**** DATA LISTING ****

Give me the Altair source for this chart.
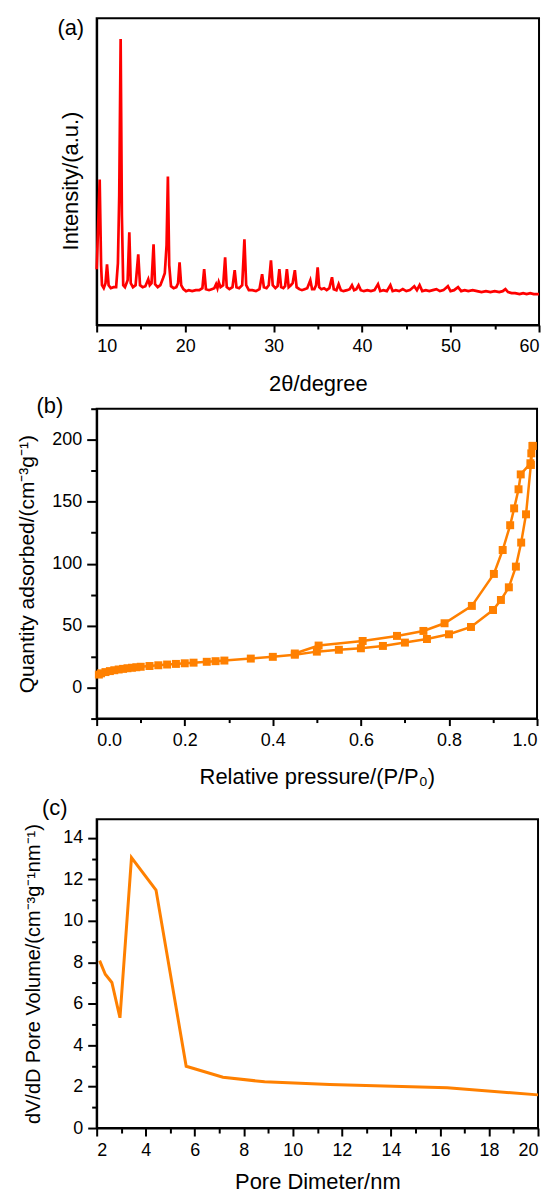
import altair as alt
import pandas as pd

# ---------------- (a) XRD pattern ----------------
xrd_2theta = [
    10.0, 10.15, 10.34, 10.5, 10.6, 10.8, 11.0, 11.17, 11.35, 11.6,
    11.9, 12.2, 12.4, 12.55, 12.71, 12.85, 13.0, 13.2, 13.5, 13.69,
    13.85, 14.1, 14.4, 14.7, 14.9, 15.2, 15.5, 15.83, 16.0, 16.2,
    16.43, 16.6, 16.9, 17.2, 17.5, 17.7, 17.9, 18.05, 18.2, 18.4,
    18.7, 19.0, 19.2, 19.37, 19.55, 19.8, 20.1, 20.4, 20.8, 21.2,
    21.6, 21.95, 22.15, 22.35, 22.7, 23.0, 23.3, 23.5, 23.65, 23.8,
    24.0, 24.3, 24.52, 24.7, 25.0, 25.35, 25.6, 25.8, 26.1, 26.45,
    26.7, 26.9, 27.2, 27.6, 28.0, 28.4, 28.7, 28.9, 29.2, 29.45,
    29.7, 29.9, 30.2, 30.45, 30.65, 30.85, 31.1, 31.3, 31.5, 31.7,
    31.95, 32.15, 32.4, 32.6, 32.9, 33.2, 33.5, 33.8, 34.15, 34.35,
    34.6, 34.8, 34.98, 35.15, 35.4, 35.7, 36.0, 36.3, 36.6, 36.8,
    37.1, 37.35, 37.6, 37.9, 38.3, 38.6, 38.86, 39.1, 39.35, 39.6,
    39.85, 40.2, 40.6, 41.0, 41.4, 41.8, 42.05, 42.4, 42.8, 43.2,
    43.45, 43.8, 44.2, 44.6, 45.0, 45.4, 45.9, 46.2, 46.5, 46.8,
    47.2, 47.6, 48.0, 48.4, 48.8, 49.2, 49.7, 50.0, 50.4, 50.85,
    51.2, 51.6, 52.0, 52.5, 53.0, 53.5, 54.0, 54.5, 55.0, 55.5,
    55.9, 56.2, 56.5, 56.9, 57.3, 57.8, 58.2, 58.6, 59.0, 59.4,
    59.8, 60.0,
]
xrd_intensity = [
    56, 95, 146, 60, 40, 37, 42, 61, 40, 37,
    38, 38, 62, 130, 287, 110, 40, 38, 45, 93,
    42, 38, 40, 71, 40, 38, 39, 46, 40, 42,
    81, 41, 38, 40, 47, 52, 80, 149, 60, 39,
    37, 38, 42, 63, 40, 36, 34, 35, 34, 35,
    35, 37, 56, 36, 35, 36, 37, 41, 37, 43,
    38, 40, 68, 38, 36, 38, 55, 38, 37, 40,
    86, 40, 35, 35, 34, 36, 51, 38, 37, 40,
    65, 40, 37, 39, 56, 38, 37, 39, 56, 38,
    40, 42, 55, 38, 36, 35, 36, 37, 45, 36,
    36, 40, 58, 38, 36, 37, 35, 37, 48, 36,
    35, 41, 35, 34, 35, 36, 40, 35, 36, 40,
    35, 34, 35, 34, 35, 41, 34, 35, 34, 40,
    34, 35, 34, 36, 34, 35, 39, 35, 40, 34,
    35, 34, 35, 36, 34, 35, 39, 34, 35, 38,
    34, 35, 34, 35, 34, 33, 34, 33, 34, 33,
    34, 36, 33, 32, 32, 31, 32, 31, 32, 31,
    31, 31,
]

# ---------------- (b) N2 isotherm ----------------
ads_p = [0.005, 0.01, 0.02, 0.03, 0.04, 0.05, 0.06, 0.07, 0.08, 0.09,
         0.10, 0.12, 0.14, 0.16, 0.18, 0.20, 0.22, 0.25, 0.27, 0.29,
         0.35, 0.40, 0.45, 0.50, 0.55, 0.60, 0.65, 0.70, 0.75, 0.80,
         0.85, 0.90, 0.918, 0.936, 0.952, 0.964, 0.975, 0.986, 0.99]
ads_q = [10.5, 11.5, 12.5, 13.3, 14.0, 14.6, 15.1, 15.6, 16.0, 16.4,
         16.8, 17.4, 18.0, 18.6, 19.1, 19.6, 20.1, 20.8, 21.3, 21.8,
         23.4, 24.8, 26.5, 29.0, 30.5, 31.7, 33.6, 36.3, 39.2, 43.0,
         48.9, 62.6, 70.7, 80.9, 97.6, 117.0, 139.8, 179.6, 195.0]
des_p = [0.99, 0.987, 0.985, 0.963, 0.958, 0.948, 0.939, 0.922, 0.902,
         0.852, 0.79, 0.742, 0.682, 0.604, 0.504, 0.45]
des_q = [195.0, 189.0, 181.0, 172.0, 160.0, 144.6, 131.0, 111.0, 91.7,
         65.9, 51.9, 45.7, 41.7, 37.6, 33.9, 27.5]

# ---------------- (c) pore size distribution ----------------
pore_d = [2.12, 2.35, 2.62, 2.95, 3.42, 4.42, 5.65, 7.15, 8.85, 11.5, 16.3, 20.0]
pore_dv = [8.08, 7.42, 7.02, 5.32, 13.05, 11.48, 2.98, 2.45, 2.23, 2.10, 1.94, 1.60]

# ticks
a_x_ticks = list(range(10, 61, 5))
b_x_ticks = [round(i * 0.1, 1) for i in range(11)]
b_y_ticks = list(range(-25, 226, 25))
c_x_ticks = list(range(2, 21))
c_y_ticks = list(range(0, 15))

FONT = "Liberation Sans"
RED = "#FF0000"
ORANGE = "#FF8000"


def axis(values, major_test, title, tx, ty, angle, fmt=None, major=8, minor=5, pad=6,
         show_labels=True, show_ticks=True, title_size=22):
    kw = dict(
        title=title, titleX=tx, titleY=ty, titleAngle=angle,
        titleBaseline="middle", titleAlign="center", titleFontSize=title_size,
        labelPadding=pad, grid=False,
    )
    if values is not None:
        kw["values"] = values
    if fmt:
        kw["format"] = fmt
    if show_labels:
        kw["labelExpr"] = f"({major_test}) ? datum.label : ''"
    else:
        kw["labels"] = False
    if show_ticks:
        kw["tickSize"] = {"condition": {"test": f"!({major_test})", "value": minor}, "value": major}
    else:
        kw["ticks"] = False
    return alt.Axis(**kw)


def panel_label(text, x, y):
    return alt.Chart(pd.DataFrame({"t": [text]})).mark_text(
        font=FONT, fontSize=22, align="center", baseline="middle", color="black"
    ).encode(text="t:N", x=alt.value(x), y=alt.value(y))


def spacer(h):
    return alt.Chart(pd.DataFrame({"s": [""]})).mark_text().encode(
        text="s:N"
    ).properties(width=10, height=h, view=alt.ViewBackground(stroke="transparent"))


# ---- panel (a)
WA, HA = 444, 308
xrd_df = pd.DataFrame({"tt": xrd_2theta, "I": xrd_intensity})
a_line = alt.Chart(xrd_df).mark_line(color=RED, strokeWidth=2.7).encode(
    x=alt.X("tt:Q", scale=alt.Scale(domain=[10, 60], nice=False, zero=False),
            axis=axis(a_x_ticks, "datum.value % 10 == 0", "2θ/degree", WA / 2, 59, 0, major=7, minor=4)),
    y=alt.Y("I:Q", scale=alt.Scale(domain=[0, 308], nice=False),
            axis=axis(None, "true", "Intensity/(a.u.)", -26, HA / 2 + 9, 270,
                      show_labels=False, show_ticks=False)),
)
panel_a = alt.layer(a_line, panel_label("(a)", -26, 10)).properties(width=WA, height=HA)

# ---- panel (b)
WB, HB = 442, 311
iso_df = pd.concat([
    pd.DataFrame({"p": ads_p, "q": ads_q, "branch": "adsorption", "i": list(range(len(ads_p)))}),
    pd.DataFrame({"p": des_p, "q": des_q, "branch": "desorption", "i": list(range(len(des_p)))}),
])
b_line = alt.Chart(iso_df).mark_line(
    color=ORANGE, strokeWidth=2.5,
    point=alt.OverlayMarkDef(shape="square", size=64, filled=True, color=ORANGE, opacity=1),
).encode(
    x=alt.X("p:Q", scale=alt.Scale(domain=[0, 1], nice=False),
            axis=axis(b_x_ticks, "round(datum.value * 10) % 2 == 0", "Relative pressure/(P/P₀)",
                      WB / 2, 58, 0, fmt=".1f", major=7, minor=4)),
    y=alt.Y("q:Q", scale=alt.Scale(domain=[-25, 225], nice=False),
            axis=axis(b_y_ticks, "datum.value % 50 == 0", "Quantity adsorbed/(cm⁻³g⁻¹)",
                      -69, HB / 2, 270, major=10, minor=6, pad=5, title_size=21)),
    detail="branch:N",
    order="i:Q",
)
panel_b = alt.layer(b_line, panel_label("(b)", -47, -3)).properties(width=WB, height=HB)

# ---- panel (c)
WC, HC = 443, 310
pore_df = pd.DataFrame({"d": pore_d, "v": pore_dv})
c_line = alt.Chart(pore_df).mark_line(color=ORANGE, strokeWidth=3).encode(
    x=alt.X("d:Q", scale=alt.Scale(domain=[2, 20], nice=False, zero=False),
            axis=axis(c_x_ticks, "datum.value % 2 == 0", "Pore Dimeter/nm", WC / 2, 54, 0, major=8, minor=5)),
    y=alt.Y("v:Q", scale=alt.Scale(domain=[0, 14.9], nice=False),
            axis=axis(c_y_ticks, "datum.value % 2 == 0", "dV/dD Pore Volume/(cm⁻³g⁻¹nm⁻¹)",
                      -63, HC / 2, 270, major=9, minor=5, pad=5, title_size=20)),
)
panel_c = alt.layer(c_line, panel_label("(c)", -42, -11)).properties(width=WC, height=HC)

chart = alt.vconcat(
    panel_a, spacer(84), panel_b, spacer(101), panel_c, spacing=0, bounds="flush"
).properties(
    padding={"left": 8, "top": 6, "right": 0, "bottom": 0}
).configure_view(
    stroke="black", strokeWidth=2
).configure_axis(
    domainColor="black", domainWidth=2, tickColor="black", tickWidth=2,
    labelFont=FONT, labelFontSize=18, labelColor="black",
    titleFont=FONT, titleFontWeight="normal", titleColor="black",
)

chart.save("out.html", embed_options={"renderer": "svg", "actions": False})
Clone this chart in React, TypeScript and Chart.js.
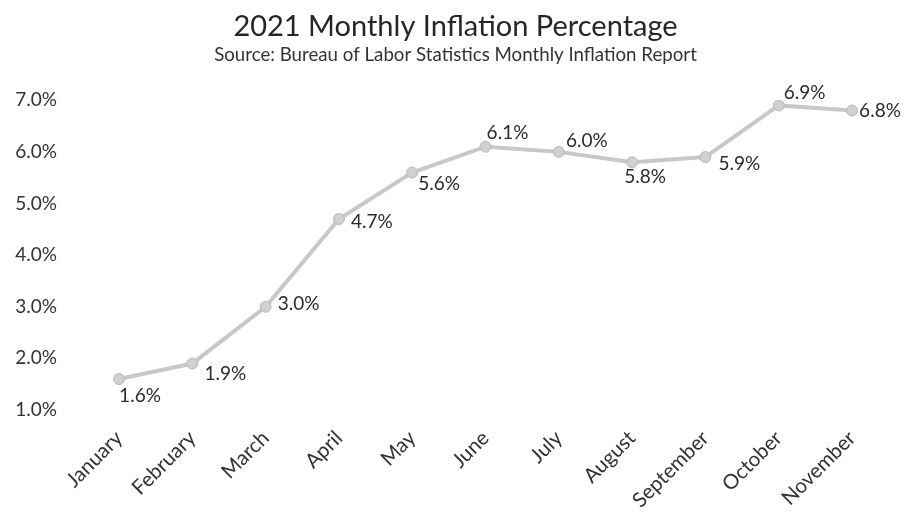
import React, { useEffect, useRef } from "react";
import { Chart, registerables } from "chart.js";

Chart.register(...registerables);

const months = ["January", "February", "March", "April", "May", "June", "July", "August", "September", "October", "November"];
const inflation = [1.6, 1.9, 3.0, 4.7, 5.6, 6.1, 6.0, 5.8, 5.9, 6.9, 6.8];
const yTicks = [1, 2, 3, 4, 5, 6, 7];

const titleText = "2021 Monthly Inflation Percentage";
const subtitleText = "Source: Bureau of Labor Statistics Monthly Inflation Report";

// label placement offsets (style)
const LABEL_OFFSETS: [number, number][] = [
  [21, 17], [33, 10], [33, -3], [33, 3], [27, 11], [22, -14],
  [28, -11], [13, 15], [34, 7], [26, -13], [28, 0],
];

const FONT = "Lato, 'Open Sans', sans-serif";

const labelPlugin = {
  id: "pointLabels",
  afterDatasetsDraw(chart: any) {
    const ctx = chart.ctx;
    const meta = chart.getDatasetMeta(0);
    ctx.save();
    ctx.font = `19px ${FONT}`;
    ctx.fillStyle = "#2b2b2b";
    ctx.textAlign = "center";
    ctx.textBaseline = "middle";
    meta.data.forEach((pt: any, i: number) => {
      const [dx, dy] = LABEL_OFFSETS[i] || [0, -12];
      ctx.fillText(inflation[i].toFixed(1) + "%", pt.x + dx, pt.y + dy);
    });
    ctx.restore();
  },
};

export default function App() {
  const ref = useRef<HTMLCanvasElement>(null);
  useEffect(() => {
    if (!ref.current) return;
    const chart = new Chart(ref.current, {
      type: "line",
      data: {
        labels: months,
        datasets: [
          {
            data: inflation,
            borderColor: "#c8c8c8",
            borderWidth: 4,
            backgroundColor: "#c8c8c8",
            pointBackgroundColor: "#d0d0d0",
            pointBorderColor: "#b8b8b8",
            pointBorderWidth: 1,
            pointRadius: 5.5,
            pointStyle: "circle",
            tension: 0,
          },
        ],
      },
      options: {
        responsive: false,
        animation: false,
        layout: { padding: 0 },
        plugins: {
          legend: { display: false },
          tooltip: { enabled: false },
          title: {
            display: true,
            text: titleText,
            color: "#262626",
            font: { family: FONT, size: 29, weight: "normal" },
            padding: { top: 9, bottom: 0 },
          },
          subtitle: {
            display: true,
            text: subtitleText,
            color: "#333333",
            font: { family: FONT, size: 18.7, weight: "normal" },
            padding: { top: 0, bottom: 34 },
          },
        },
        scales: {
          x: {
            offset: false,
            grid: { display: false, drawTicks: false },
            border: { display: false },
            ticks: {
              color: "#333333",
              font: { family: FONT, size: 20.5 },
              maxRotation: 45,
              minRotation: 45,
              padding: 16,
              autoSkip: false,
            },
            afterFit(scale: any) {
              scale.height = 102;
              scale.paddingRight = 59;
            },
          },
          y: {
            min: yTicks[0],
            max: yTicks[yTicks.length - 1],
            grid: { display: false, drawTicks: false },
            border: { display: false },
            afterBuildTicks(scale: any) {
              scale.ticks = yTicks.map((v) => ({ value: v }));
            },
            ticks: {
              color: "#333333",
              font: { family: FONT, size: 19 },
              padding: 62,
              callback: (v: any) => Number(v).toFixed(1) + "%",
            },
            afterFit(scale: any) {
              scale.width = 119;
            },
          },
        },
      },
      plugins: [labelPlugin],
    });
    return () => chart.destroy();
  }, []);
  return (
    <div style={{ position: "fixed", left: 0, top: 0, width: 911, height: 512, background: "#fff" }}>
      <canvas ref={ref} width={911} height={512} style={{ display: "block" }} />
    </div>
  );
}
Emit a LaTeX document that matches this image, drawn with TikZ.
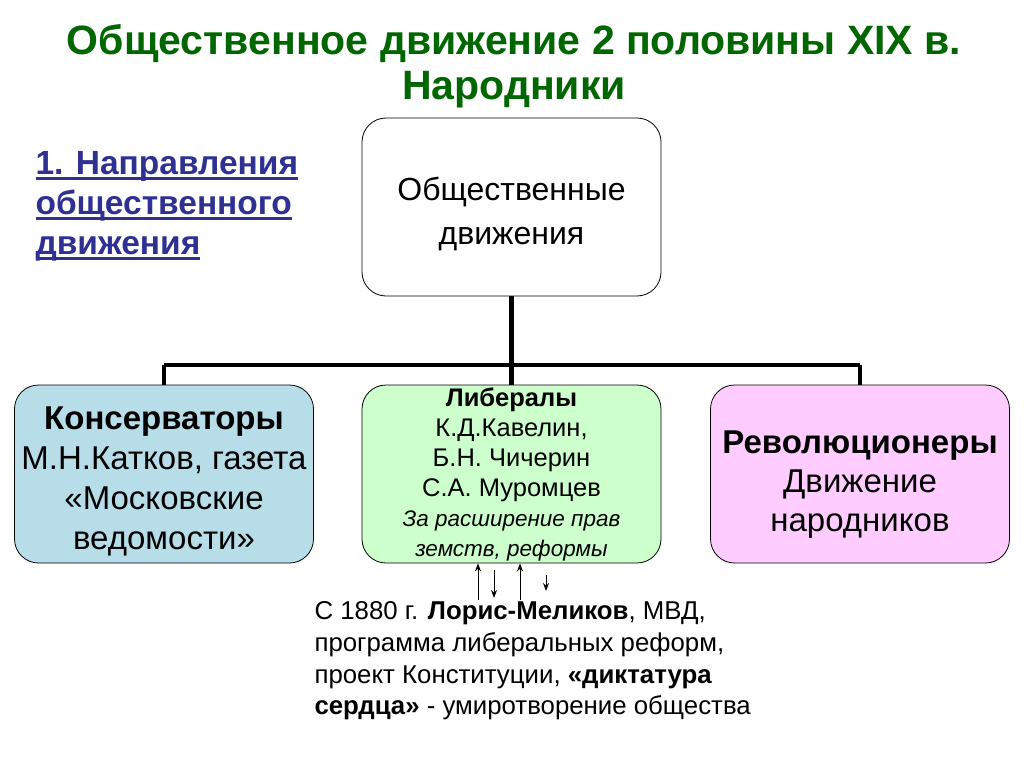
\documentclass[tikz,border=0pt]{standalone}
\usepackage{fontspec}
\setmainfont{Liberation Sans}
\usetikzlibrary{positioning}
\usetikzlibrary{arrows.meta}
\definecolor{titlegreen}{RGB}{0,102,0}
\definecolor{headblue}{RGB}{46,49,146}
\definecolor{consblue}{RGB}{183,222,232}
\definecolor{libgreen}{RGB}{204,255,204}
\definecolor{revpink}{RGB}{255,204,255}
\newcommand{\thickul}[1]{\setbox0\hbox{#1}\rlap{\rule[-5pt]{\wd0}{2.5pt}}\box0}
\newcommand{\libnote}[1]{{\itshape\fontsize{22.5}{27}\selectfont #1}}
\newcommand{\pushdown}[1]{\rule{0pt}{#1}}

\begin{document}
\begin{tikzpicture}[
                x = 1pt, y = -1pt,
                box/.style = {
                    draw,
                    rounded corners = 24pt,
                    minimum width = 299pt,
                    minimum height = 178pt,
                    align = center,
                    inner sep = 2pt,
                    line width = 0.8pt
                },
                tree/.style = {line width = 4.5pt},
                tick/.style = {-{Stealth[length=8pt,width=6pt]}, line width = 1pt}
            ]
            \useasboundingbox[fill=white] (0,0) rectangle (1024,767);

            % title and heading
            \node[font=\bfseries\fontsize{41}{45}\selectfont, text=titlegreen, align=center] (title) at (514,66)
                {Общественное движение 2 половины XIX в.\\Народники};
            \node[font=\bfseries\fontsize{33.5}{40}\selectfont, text=headblue, align=left, anchor=north west] (head) at (32,148)
                {\thickul{1. Направления}\\\thickul{общественного}\\\thickul{движения}};

            % boxes
            \node[box, fill=white, font=\fontsize{32}{44}\selectfont] (top) at (511.5,207) {\pushdown{37pt}Общественные\\движения};
            \node[box, fill=consblue, font=\fontsize{33}{40}\selectfont] (cons) at (164,474)
                {\pushdown{38pt}\textbf{Консерваторы}\\М.Н.Катков, газета\\«Московские\\ведомости»};
            \node[box, fill=libgreen, inner sep=0pt, font=\fontsize{25.5}{30}\selectfont] (lib) at (511.5,474)
                {\textbf{Либералы}\\К.Д.Кавелин,\\Б.Н. Чичерин\\С.А. Муромцев\\
                 \libnote{За расширение прав}\\\libnote{земств, реформы}};
            \node[box, fill=revpink, font=\fontsize{33}{39}\selectfont] (rev) at (860,474)
                {\pushdown{43pt}\textbf{Революционеры}\\Движение\\народников};

            \coordinate (bar) at (512,365);
            \draw[tree] (top.south) -- (top.south |- bar);
            \draw[tree] (cons.north |- bar) -- (rev.north |- bar);
            \draw[tree] (cons.north |- bar) -- (cons.north);
            \draw[tree] (lib.north |- bar) -- (lib.north);
            \draw[tree] (rev.north |- bar) -- (rev.north);

            % arrows under the liberals
            \coordinate (u1) at (478,600);
            \coordinate (d1) at (494,570);
            \coordinate (e1) at (494,598);
            \coordinate (u2) at (520,600);
            \coordinate (d2) at (546,575);
            \coordinate (e2) at (546,591);
            \draw[tick] (u1) -- (u1 |- lib.south);
            \draw[tick] (d1) -- (e1);
            \draw[tick] (u2) -- (u2 |- lib.south);
            \draw[tick] (d2) -- (e2);

            \node[font=\fontsize{25.8}{31.8}\selectfont, align=left, anchor=north west] (note) at (311,598)
                {С 1880 г. \textbf{Лорис-Меликов}, МВД,\\программа либеральных реформ,\\
                 проект Конституции, \textbf{«диктатура}\\\textbf{сердца»} - умиротворение общества};

         \end{tikzpicture}
\end{document}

****

• WRITTEN EXERCISE
Skip every picture and return the lines above from the top through the one that contains "import pandas as pd".

• EXERCISE OUTPUT
Give me the Altair source for this chart.
import altair as alt
import pandas as pd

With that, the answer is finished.